Seven people were today found guilty of child sex abuse charges after a major trial in Portugal lasting nearly six years.

Six men and one woman were convicted of crimes including sexually abusing minors and adolescents, raping children and running a paedophile ring at a state-run children's home in Lisbon during the 1990s.

Chief prosecutor Miguel Matias said the Lisbon court was due to hand down sentences later today.

The trial, believed to be Portugal's longest, included testimony from more than 800 witnesses and experts, including 32 alleged victims.

The abuse centred on Casa Pia, a 230-year-old institution caring for roughly 4,500 needy children.

All defendants have the right to appeal.

The trial included testimony from more than 800 witnesses and experts, including 32 alleged victims, and shocked the country.

The defendants include a national television celebrity and a retired ambassador in a case that shook public trust in the country's institutions when the allegations emerged in 2002.

Ana Peres, the lead judge in a three-judge panel, read a summarised version of the court's decisions. The full document reportedly stretches to almost 2,000 pages.

The victims - now aged 16 to 22 - have given chilling testimony and identified their alleged abusers by pointing to them across the courtroom.

"Some of the accounts could be considered pornographic," Peres told the small courtroom where a few members of the public were present.

A 53-year-old former driver at the Casa Pia, Carlos Silvino, confessed to more than 600 crimes and incriminated the other defendants.

They include Carlos Cruz, a popular TV presenter with a 30-year career in show business, and Jorge Ritto, a decorated career diplomat and former UNESCO ambassador.

Three other men are also charged with child sex abuse, including a doctor and a former Casa Pia ombudsman. A 68-year-old woman, Gertrudes Nunes, is charged with providing her house for meetings between the children and the alleged paedophiles.

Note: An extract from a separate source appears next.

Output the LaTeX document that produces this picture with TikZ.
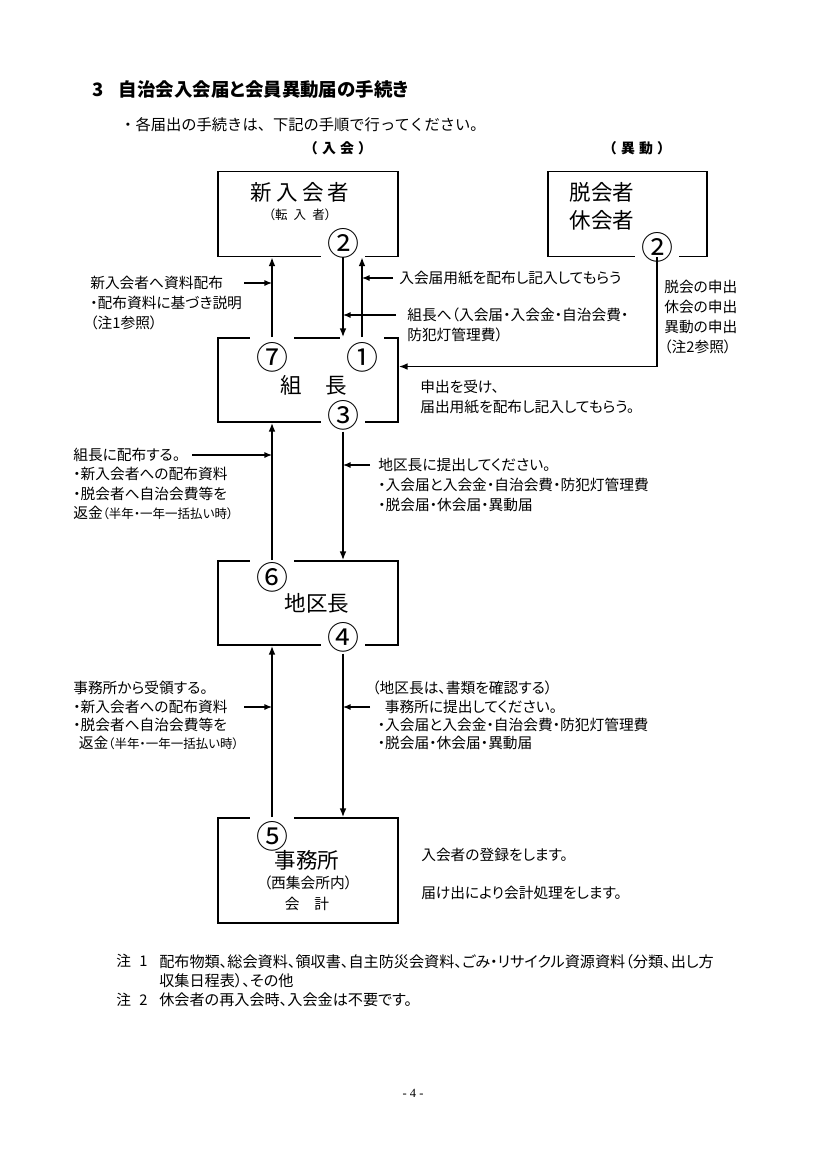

The six denied the charges and said their lives have been ruined.

The former ombudsman, Manuel Abrantes, said the allegations wrecked his career and family life.

"My life was destroyed overnight," he said.

The claims that a paedophile ring had preyed on children at the state institution for years shook the public's faith in the authorities, who appeared unable to protect the most vulnerable members of society.

The protracted trial also fuelled outrage about Portugal's notoriously slow legal system.